Water Smarts

Water Smarts

June 30th, 2013 Katie West in Local Regional News

There's nothing like a steamy July day in Chattanooga to make you thirsty, and hydration is just as important whether you're training for a 5K or spending the day relaxing at the lake. Niki Chambers, owner and personal trainer at Chattanooga Fitness and Nutrition, shares some tips on how to stay safe and thirst-free in the summer heat.

Healthy, Hydrating Snacks

Chambers says that high-water foods are not a substitute for drinking water but should still be an important part of your summer diet.

Watermelon

Apples

Blueberries

Cantaloupe

Peaches

Tomatoes

Carrots

Cucumbers

Spinach

Yogurt

Drink early.

They say an ounce of prevention is worth a pound of cure, and in hydration terms that means a steady daily fluid intake. "The first thing I= tell people is to drink ahead, before you even start your day," says Chambers. "Drink until your urine is clear. As soon as it starts getting darker yellow, you're already dehydrated."

Drink water.

"It's really good to get it from straight water instead of other drinks or food," explains Chambers.
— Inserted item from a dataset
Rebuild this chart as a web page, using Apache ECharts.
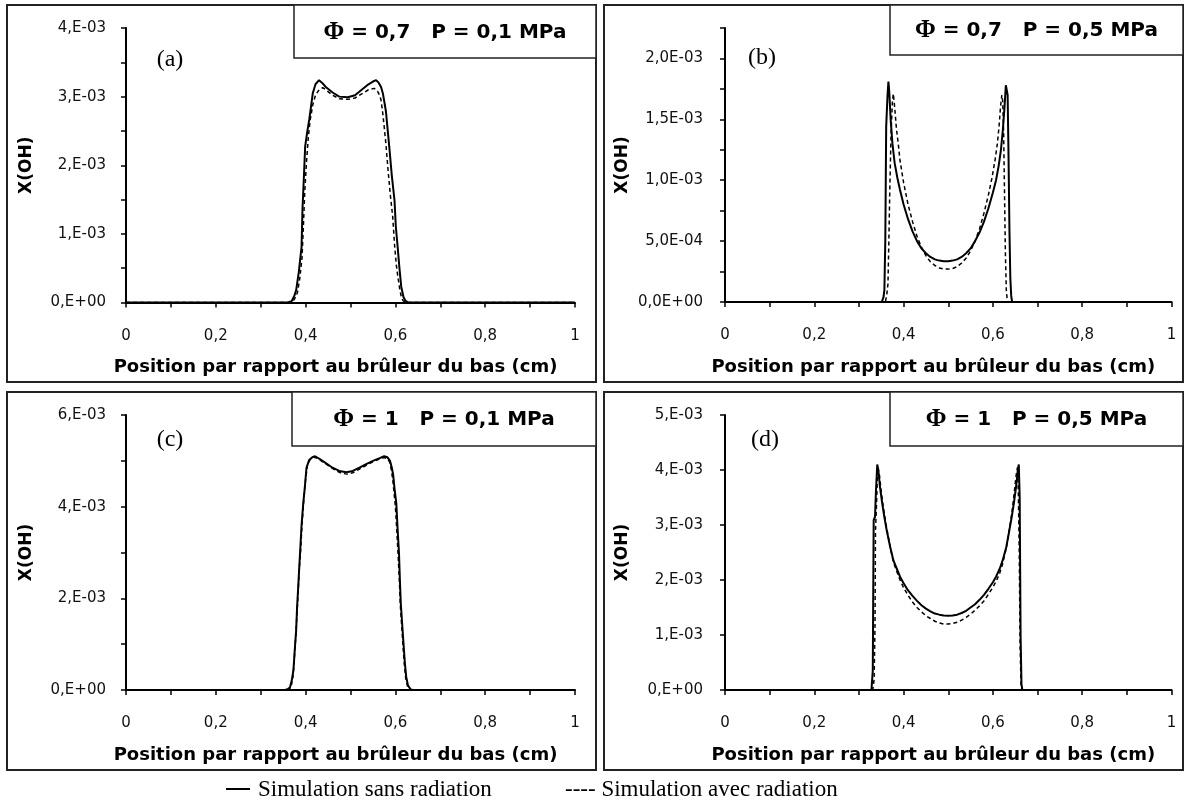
<!DOCTYPE html>
<html><head><meta charset="utf-8">
<script src="https://cdn.jsdelivr.net/npm/echarts@6/dist/echarts.min.js"></script>
<style>html,body{margin:0;padding:0;background:#fff}#c{width:1188px;height:810px}</style>
</head><body><div id="c"></div>
<script>
// ---------- DATA (x in cm, X(OH) in units of 1E-03) ----------
const xTickLabels = ['0', '0,2', '0,4', '0,6', '0,8', '1'];
const yTickLabelsA = ['0,E+00', '1,E-03', '2,E-03', '3,E-03', '4,E-03'];
const yTickLabelsB = ['0,0E+00', '5,0E-04', '1,0E-03', '1,5E-03', '2,0E-03'];
const yTickLabelsC = ['0,E+00', '2,E-03', '4,E-03', '6,E-03'];
const yTickLabelsD = ['0,E+00', '1,E-03', '2,E-03', '3,E-03', '4,E-03', '5,E-03'];
const panelTitles = [['0,7', '0,1'], ['0,7', '0,5'], ['1', '0,1'], ['1', '0,5']];
const panelLetters = ['(a)', '(b)', '(c)', '(d)'];
const legendNames = ['Simulation sans radiation', 'Simulation avec radiation'];

// (a) Φ=0,7 P=0,1 MPa
const aSans = [[0,0],[0.36,0],[0.369,0.02],[0.375,0.1],[0.379,0.18],[0.385,0.45],[0.391,0.81],[0.393,1.35],[0.396,1.8],[0.399,2.27],[0.404,2.5],[0.408,2.66],[0.412,2.85],[0.416,3.05],[0.422,3.18],[0.43,3.24],[0.437,3.2],[0.445,3.14],[0.46,3.06],[0.475,3.0],[0.494,2.99],[0.51,3.02],[0.525,3.1],[0.54,3.18],[0.55,3.22],[0.557,3.24],[0.563,3.2],[0.568,3.14],[0.572,3.05],[0.576,2.9],[0.579,2.78],[0.583,2.5],[0.587,2.22],[0.592,1.85],[0.598,1.49],[0.601,1.1],[0.605,0.81],[0.609,0.5],[0.613,0.23],[0.618,0.08],[0.622,0.03],[0.628,0],[1,0]];
const aAvec = [[0,0],[0.365,0],[0.372,0.02],[0.378,0.08],[0.382,0.15],[0.387,0.35],[0.392,0.65],[0.395,1.1],[0.398,1.6],[0.402,2.05],[0.406,2.4],[0.41,2.65],[0.416,2.88],[0.422,3.02],[0.43,3.1],[0.438,3.13],[0.445,3.1],[0.46,3.02],[0.475,2.97],[0.494,2.96],[0.51,2.98],[0.525,3.04],[0.54,3.1],[0.553,3.12],[0.56,3.08],[0.565,3.02],[0.568,2.95],[0.572,2.75],[0.576,2.5],[0.579,2.3],[0.584,1.9],[0.589,1.55],[0.594,1.25],[0.598,0.85],[0.602,0.55],[0.605,0.4],[0.61,0.18],[0.614,0.06],[0.618,0.02],[0.623,0],[1,0]];
// (b) Φ=0,7 P=0,5 MPa
const bSans = [[0,0],[0.351,0],[0.355,0.04],[0.357,0.1],[0.359,0.5],[0.361,1.44],[0.364,1.7],[0.366,1.81],[0.368,1.72],[0.371,1.5],[0.375,1.3],[0.38,1.14],[0.386,1.02],[0.392,0.92],[0.40,0.8],[0.41,0.68],[0.42,0.58],[0.43,0.5],[0.44,0.44],[0.45,0.4],[0.46,0.37],[0.47,0.35],[0.48,0.34],[0.49,0.335],[0.50,0.335],[0.51,0.34],[0.52,0.35],[0.53,0.37],[0.54,0.4],[0.55,0.44],[0.56,0.5],[0.57,0.57],[0.58,0.66],[0.59,0.77],[0.6,0.9],[0.607,1.0],[0.613,1.12],[0.618,1.25],[0.622,1.4],[0.626,1.6],[0.629,1.78],[0.631,1.79],[0.633,1.7],[0.635,1.2],[0.637,0.6],[0.639,0.2],[0.641,0.05],[0.643,0],[1,0]];
const bAvec = [[0,0],[0.359,0],[0.362,0.05],[0.365,0.15],[0.367,0.5],[0.369,0.9],[0.372,1.4],[0.375,1.65],[0.377,1.71],[0.38,1.6],[0.384,1.42],[0.388,1.3],[0.392,1.16],[0.4,0.98],[0.41,0.8],[0.42,0.66],[0.43,0.54],[0.44,0.45],[0.45,0.38],[0.46,0.33],[0.47,0.3],[0.48,0.28],[0.49,0.27],[0.5,0.27],[0.51,0.275],[0.52,0.29],[0.53,0.32],[0.54,0.36],[0.55,0.42],[0.56,0.5],[0.57,0.6],[0.58,0.73],[0.59,0.88],[0.598,1.02],[0.605,1.17],[0.61,1.3],[0.614,1.45],[0.617,1.6],[0.62,1.7],[0.622,1.65],[0.624,1.4],[0.626,0.9],[0.628,0.4],[0.63,0.1],[0.632,0.02],[0.634,0],[1,0]];
// (c) Φ=1 P=0,1 MPa
const cSans = [[0,0],[0.354,0],[0.36,0.02],[0.365,0.05],[0.369,0.2],[0.373,0.44],[0.376,0.9],[0.379,1.31],[0.381,1.8],[0.384,2.33],[0.386,2.7],[0.388,3.05],[0.391,3.6],[0.395,4.1],[0.399,4.5],[0.402,4.85],[0.408,5.02],[0.415,5.08],[0.421,5.1],[0.43,5.05],[0.445,4.95],[0.46,4.85],[0.475,4.78],[0.491,4.75],[0.505,4.78],[0.52,4.85],[0.535,4.93],[0.55,5.0],[0.565,5.06],[0.575,5.1],[0.582,5.08],[0.588,5.0],[0.592,4.85],[0.595,4.7],[0.598,4.4],[0.602,4.07],[0.605,3.5],[0.608,2.98],[0.61,2.4],[0.612,1.89],[0.615,1.45],[0.618,1.02],[0.621,0.6],[0.624,0.29],[0.628,0.1],[0.634,0.01],[0.64,0],[1,0]];
const cAvec = [[0,0],[0.358,0],[0.364,0.02],[0.368,0.08],[0.372,0.3],[0.375,0.7],[0.378,1.15],[0.381,1.7],[0.384,2.25],[0.386,2.65],[0.389,3.05],[0.392,3.6],[0.396,4.15],[0.4,4.6],[0.404,4.9],[0.41,5.03],[0.418,5.08],[0.425,5.06],[0.435,5.0],[0.45,4.9],[0.465,4.8],[0.48,4.73],[0.492,4.71],[0.505,4.74],[0.52,4.82],[0.535,4.9],[0.55,4.98],[0.565,5.04],[0.575,5.07],[0.582,5.05],[0.587,4.98],[0.591,4.8],[0.594,4.6],[0.597,4.3],[0.6,4.0],[0.603,3.5],[0.606,2.95],[0.609,2.35],[0.611,1.85],[0.614,1.4],[0.617,0.95],[0.62,0.55],[0.623,0.25],[0.627,0.08],[0.632,0.01],[0.637,0],[1,0]];
// (d) Φ=1 P=0,5 MPa
const dSans = [[0,0],[0.328,0],[0.331,0.36],[0.333,3.09],[0.336,3.15],[0.338,3.6],[0.341,4.1],[0.344,3.95],[0.347,3.7],[0.352,3.4],[0.357,3.14],[0.362,2.91],[0.37,2.6],[0.377,2.36],[0.385,2.2],[0.392,2.06],[0.4,1.94],[0.41,1.81],[0.42,1.71],[0.43,1.62],[0.44,1.54],[0.45,1.48],[0.46,1.43],[0.47,1.39],[0.48,1.37],[0.49,1.355],[0.5,1.35],[0.51,1.355],[0.52,1.37],[0.53,1.4],[0.54,1.44],[0.55,1.5],[0.56,1.56],[0.57,1.64],[0.58,1.73],[0.59,1.84],[0.6,1.96],[0.607,2.06],[0.615,2.2],[0.622,2.36],[0.63,2.6],[0.637,2.91],[0.642,3.14],[0.647,3.4],[0.652,3.7],[0.656,4.0],[0.658,4.1],[0.66,3.5],[0.662,1.0],[0.664,0.1],[0.666,0],[1,0]];
const dAvec = [[0,0],[0.331,0],[0.334,0.2],[0.336,1.2],[0.337,2.9],[0.339,3.3],[0.341,3.8],[0.343,4.05],[0.346,3.9],[0.35,3.6],[0.355,3.3],[0.362,2.95],[0.37,2.6],[0.377,2.33],[0.385,2.15],[0.392,2.0],[0.4,1.86],[0.41,1.72],[0.42,1.6],[0.43,1.5],[0.44,1.42],[0.45,1.35],[0.46,1.3],[0.47,1.25],[0.48,1.22],[0.49,1.2],[0.5,1.2],[0.51,1.21],[0.52,1.23],[0.53,1.27],[0.54,1.32],[0.55,1.38],[0.56,1.45],[0.57,1.53],[0.58,1.62],[0.59,1.74],[0.6,1.87],[0.607,1.97],[0.615,2.12],[0.622,2.3],[0.63,2.58],[0.637,2.93],[0.643,3.25],[0.648,3.6],[0.652,3.9],[0.655,4.05],[0.657,3.6],[0.659,2.5],[0.661,0.8],[0.663,0.1],[0.665,0],[1,0]];

// ---------- LAYOUT ----------
const SANS = 'DejaVu Sans';
const grids = [
  {left: 126, top: 28, width: 449, height: 274.5},
  {left: 725, top: 28, width: 446.5, height: 274},
  {left: 126, top: 415, width: 449, height: 275},
  {left: 725, top: 415, width: 446.5, height: 275}
];
const yCfg = [
  {max: 4, tickStep: 0.5, labelStep: 1, labels: yTickLabelsA},
  {max: 2.25, tickStep: 0.25, labelStep: 0.5, labels: yTickLabelsB},
  {max: 6, tickStep: 1, labelStep: 2, labels: yTickLabelsC},
  {max: 5, tickStep: 1, labelStep: 1, labels: yTickLabelsD}
];
const axisLineStyle = {color: '#000', width: 2};

const xAxes = grids.map((g, i) => ({
  type: 'value', gridIndex: i, min: 0, max: 1, interval: 0.1,
  axisLine: {show: true, onZero: false, lineStyle: axisLineStyle},
  axisTick: {show: true, inside: false, length: 5, lineStyle: {color: '#000', width: 1.5}},
  splitLine: {show: false},
  axisLabel: {
    margin: 26, color: '#111', fontFamily: SANS, fontSize: 15,
    formatter: v => { const k = Math.round(v * 10); return k % 2 === 0 ? xTickLabels[k / 2] : ''; }
  },
  name: 'Position par rapport au brûleur du bas (cm)', nameLocation: 'middle', nameGap: 56,
  nameTextStyle: {fontFamily: SANS, fontWeight: 'bold', fontSize: 18, color: '#000', padding: [0, 30, 0, 0]}
}));
const yAxes = grids.map((g, i) => ({
  type: 'value', gridIndex: i, min: 0, max: yCfg[i].max, interval: yCfg[i].tickStep,
  axisLine: {show: true, lineStyle: axisLineStyle},
  axisTick: {show: true, inside: false, length: 5, lineStyle: {color: '#000', width: 1.5}},
  splitLine: {show: false},
  axisLabel: {
    margin: i % 2 === 0 ? 20 : 22, color: '#111', fontFamily: SANS, fontSize: 15,
    formatter: v => {
      const r = v / yCfg[i].labelStep; const k = Math.round(r);
      if (Math.abs(r - k) > 1e-6) return '';
      return yCfg[i].labels[k] || '';
    }
  },
  name: 'X(OH)', nameLocation: 'middle', nameRotate: 90, nameGap: i % 2 === 0 ? 91 : 94,
  nameTextStyle: {fontFamily: SANS, fontWeight: 'bold', fontSize: 17, color: '#000'}
}));

const datasets = [[aSans, aAvec], [bSans, bAvec], [cSans, cAvec], [dSans, dAvec]];
const series = [];
datasets.forEach((pair, i) => {
  series.push({type: 'line', name: legendNames[0], xAxisIndex: i, yAxisIndex: i, data: pair[0],
    showSymbol: false, symbol: 'none', silent: true, animation: false,
    lineStyle: {color: '#000', width: 2, type: 'solid'}, z: 3});
  series.push({type: 'line', name: legendNames[1], xAxisIndex: i, yAxisIndex: i, data: pair[1],
    showSymbol: false, symbol: 'none', silent: true, animation: false,
    lineStyle: {color: '#000', width: 1.5, type: [4, 3]}, z: 4});
});

// panel frames and title boxes
const frames = [
  {x: 7, y: 5, w: 589, h: 377},
  {x: 604, y: 5, w: 579, h: 377},
  {x: 7, y: 392, w: 589, h: 378},
  {x: 604, y: 392, w: 579, h: 378}
];
const boxes = [
  {x: 294, y: 5, w: 302, h: 53},
  {x: 890, y: 5, w: 293, h: 50},
  {x: 292, y: 392, w: 304, h: 54},
  {x: 890, y: 392, w: 293, h: 54}
];
const letterPos = [[170, 60], [762, 58], [170, 440], [765, 440]];
const graphic = [];
frames.forEach(f => graphic.push({type: 'rect', z: 0, silent: true,
  shape: {x: f.x, y: f.y, width: f.w, height: f.h},
  style: {fill: 'none', stroke: '#222', lineWidth: 2}}));
boxes.forEach((b, i) => {
  graphic.push({type: 'rect', z: 10, silent: true,
    shape: {x: b.x, y: b.y, width: b.w, height: b.h},
    style: {fill: '#fff', stroke: '#222', lineWidth: 1.5}});
  graphic.push({type: 'text', z: 11, silent: true, x: b.x + b.w / 2, y: b.y + b.h / 2 + 1,
    style: {text: '{p|Φ}{t| = ' + panelTitles[i][0] + '   P = ' + panelTitles[i][1] + ' MPa}',
      textAlign: 'center', textVerticalAlign: 'middle',
      rich: {p: {fontFamily: 'Liberation Serif', fontWeight: 'bold', fontSize: 25, fill: '#000'},
             t: {fontFamily: SANS, fontWeight: 'bold', fontSize: 20, fill: '#000'}}}});
});
letterPos.forEach((p, i) => graphic.push({type: 'text', z: 11, silent: true, x: p[0], y: p[1],
  style: {text: panelLetters[i], font: '24px "Liberation Serif"', fill: '#000', textAlign: 'center', textVerticalAlign: 'middle'}}));
// bottom legend
graphic.push({type: 'line', z: 11, silent: true, shape: {x1: 226, y1: 789, x2: 250, y2: 789}, style: {stroke: '#000', lineWidth: 2}});
graphic.push({type: 'text', z: 11, silent: true, x: 258, y: 790,
  style: {text: legendNames[0], font: '23px "Liberation Serif"', fill: '#000', textAlign: 'left', textVerticalAlign: 'middle'}});
graphic.push({type: 'text', z: 11, silent: true, x: 565, y: 790,
  style: {text: '---- ' + legendNames[1], font: '23px "Liberation Serif"', fill: '#000', textAlign: 'left', textVerticalAlign: 'middle'}});

const chart = echarts.init(document.getElementById('c'), null, {renderer: 'canvas'});
chart.setOption({
  animation: false,
  backgroundColor: '#fff',
  grid: grids.map(g => Object.assign({containLabel: false}, g)),
  xAxis: xAxes, yAxis: yAxes, series: series, graphic: graphic
});
</script></body></html>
Many other drinks, like coffee, alcohol, tea and soda, contain water but are diuretics and increase the flow of water from the body-not something you want when your goal is water retention. So if you're going to have a few drinks, make sure you intersperse them with glasses of water.

Drink a lot.

Water intake helps regulate body temperature, which is critical for preventing overheating. "People should drink 80 to 120 ounces on a regular day, but I ask my clients to do 120-plus if they're going to be active or outside in the heat," says Chambers. Under these circumstances, half a cup of water every 15 to 20 minutes is a good rule of thumb. A multi-use water bottle with measurements on the side is a good way to track water consumption.

Know the signs.

Dehydration can run the gamut from mild (thirst and a dry, sticky mouth) to severe (coma and even death), depending on how long you go without water intake. Other symptoms include dark yellow urine, lethargy, low urine output, confusion and inability to produce tears; babies have a soft spot on the top of the head that can sink in when they are dehydrated.

Know the solutions.

If you think you are getting dehydrated, get out of direct sunlight and don't guzzle water-this can lead to nausea. Instead, take in water or a diluted electrolytes-containing drink about 4 ounces at a time, says Chambers. If a person is exhibiting serious symptoms like confusion or lightheadedness, get medical help.